**What you need to do**
Output the material exactly, but drop every image it holds.

**Information shown**
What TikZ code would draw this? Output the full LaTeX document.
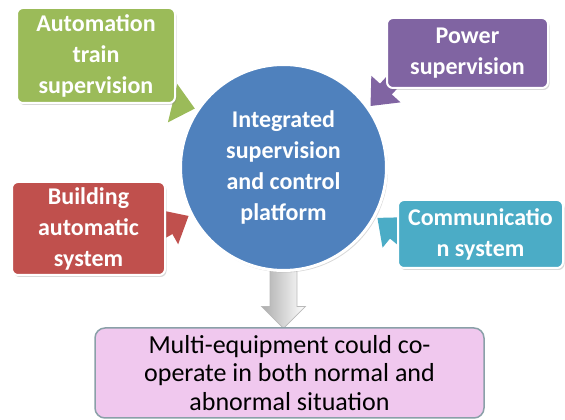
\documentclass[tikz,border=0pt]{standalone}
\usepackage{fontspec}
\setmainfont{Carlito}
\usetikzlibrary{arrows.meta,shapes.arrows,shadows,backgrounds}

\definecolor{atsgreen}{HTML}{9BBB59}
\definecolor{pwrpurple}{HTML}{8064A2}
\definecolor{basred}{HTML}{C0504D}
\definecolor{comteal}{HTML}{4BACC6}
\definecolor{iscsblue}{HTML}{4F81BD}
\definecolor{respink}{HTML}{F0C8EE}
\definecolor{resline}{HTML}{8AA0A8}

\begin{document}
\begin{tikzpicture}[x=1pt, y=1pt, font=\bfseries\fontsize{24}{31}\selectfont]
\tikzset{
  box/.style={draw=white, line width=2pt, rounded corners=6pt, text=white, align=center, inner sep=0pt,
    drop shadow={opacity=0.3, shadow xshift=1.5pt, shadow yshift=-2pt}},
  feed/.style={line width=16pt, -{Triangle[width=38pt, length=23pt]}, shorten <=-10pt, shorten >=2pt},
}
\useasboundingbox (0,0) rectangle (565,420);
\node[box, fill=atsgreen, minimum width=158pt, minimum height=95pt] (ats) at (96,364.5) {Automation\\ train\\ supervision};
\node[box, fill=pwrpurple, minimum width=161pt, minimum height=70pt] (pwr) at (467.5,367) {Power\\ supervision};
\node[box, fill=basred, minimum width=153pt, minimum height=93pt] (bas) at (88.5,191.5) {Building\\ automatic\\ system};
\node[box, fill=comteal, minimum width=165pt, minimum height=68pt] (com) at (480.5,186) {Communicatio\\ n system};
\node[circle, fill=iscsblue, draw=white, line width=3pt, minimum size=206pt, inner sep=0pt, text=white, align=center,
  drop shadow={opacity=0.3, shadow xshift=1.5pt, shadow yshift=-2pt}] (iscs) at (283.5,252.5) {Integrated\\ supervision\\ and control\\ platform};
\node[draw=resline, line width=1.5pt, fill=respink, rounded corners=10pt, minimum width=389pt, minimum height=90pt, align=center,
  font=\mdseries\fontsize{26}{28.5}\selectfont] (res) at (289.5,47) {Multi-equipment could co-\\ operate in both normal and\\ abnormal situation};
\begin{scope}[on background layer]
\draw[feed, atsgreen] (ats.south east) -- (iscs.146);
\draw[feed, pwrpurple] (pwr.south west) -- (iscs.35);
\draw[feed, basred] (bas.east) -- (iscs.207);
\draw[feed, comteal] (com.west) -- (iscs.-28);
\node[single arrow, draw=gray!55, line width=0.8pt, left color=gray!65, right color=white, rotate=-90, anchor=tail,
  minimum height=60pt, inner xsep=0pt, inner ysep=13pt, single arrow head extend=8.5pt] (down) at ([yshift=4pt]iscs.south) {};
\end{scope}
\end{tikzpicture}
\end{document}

**Result of the task**
What TikZ code would draw this? Output the full LaTeX document.
\documentclass[tikz,border=0pt]{standalone}
\usepackage{fontspec}
\setmainfont{Carlito}
\usetikzlibrary{arrows.meta,shapes.arrows,shadows,backgrounds}

\definecolor{atsgreen}{HTML}{9BBB59}
\definecolor{pwrpurple}{HTML}{8064A2}
\definecolor{basred}{HTML}{C0504D}
\definecolor{comteal}{HTML}{4BACC6}
\definecolor{iscsblue}{HTML}{4F81BD}
\definecolor{respink}{HTML}{F0C8EE}
\definecolor{resline}{HTML}{8AA0A8}

\begin{document}
\begin{tikzpicture}[x=1pt, y=1pt, font=\bfseries\fontsize{24}{31}\selectfont]
\tikzset{
  box/.style={draw=white, line width=2pt, rounded corners=6pt, text=white, align=center, inner sep=0pt,
    drop shadow={opacity=0.3, shadow xshift=1.5pt, shadow yshift=-2pt}},
  feed/.style={line width=16pt, -{Triangle[width=38pt, length=23pt]}, shorten <=-10pt, shorten >=2pt},
}
\useasboundingbox (0,0) rectangle (565,420);
\node[box, fill=atsgreen, minimum width=158pt, minimum height=95pt] (ats) at (96,364.5) {Automation\\ train\\ supervision};
\node[box, fill=pwrpurple, minimum width=161pt, minimum height=70pt] (pwr) at (467.5,367) {Power\\ supervision};
\node[box, fill=basred, minimum width=153pt, minimum height=93pt] (bas) at (88.5,191.5) {Building\\ automatic\\ system};
\node[box, fill=comteal, minimum width=165pt, minimum height=68pt] (com) at (480.5,186) {Communicatio\\ n system};
\node[circle, fill=iscsblue, draw=white, line width=3pt, minimum size=206pt, inner sep=0pt, text=white, align=center,
  drop shadow={opacity=0.3, shadow xshift=1.5pt, shadow yshift=-2pt}] (iscs) at (283.5,252.5) {Integrated\\ supervision\\ and control\\ platform};
\node[draw=resline, line width=1.5pt, fill=respink, rounded corners=10pt, minimum width=389pt, minimum height=90pt, align=center,
  font=\mdseries\fontsize{26}{28.5}\selectfont] (res) at (289.5,47) {Multi-equipment could co-\\ operate in both normal and\\ abnormal situation};
\begin{scope}[on background layer]
\draw[feed, atsgreen] (ats.south east) -- (iscs.146);
\draw[feed, pwrpurple] (pwr.south west) -- (iscs.35);
\draw[feed, basred] (bas.east) -- (iscs.207);
\draw[feed, comteal] (com.west) -- (iscs.-28);
\node[single arrow, draw=gray!55, line width=0.8pt, left color=gray!65, right color=white, rotate=-90, anchor=tail,
  minimum height=60pt, inner xsep=0pt, inner ysep=13pt, single arrow head extend=8.5pt] (down) at ([yshift=4pt]iscs.south) {};
\end{scope}
\end{tikzpicture}
\end{document}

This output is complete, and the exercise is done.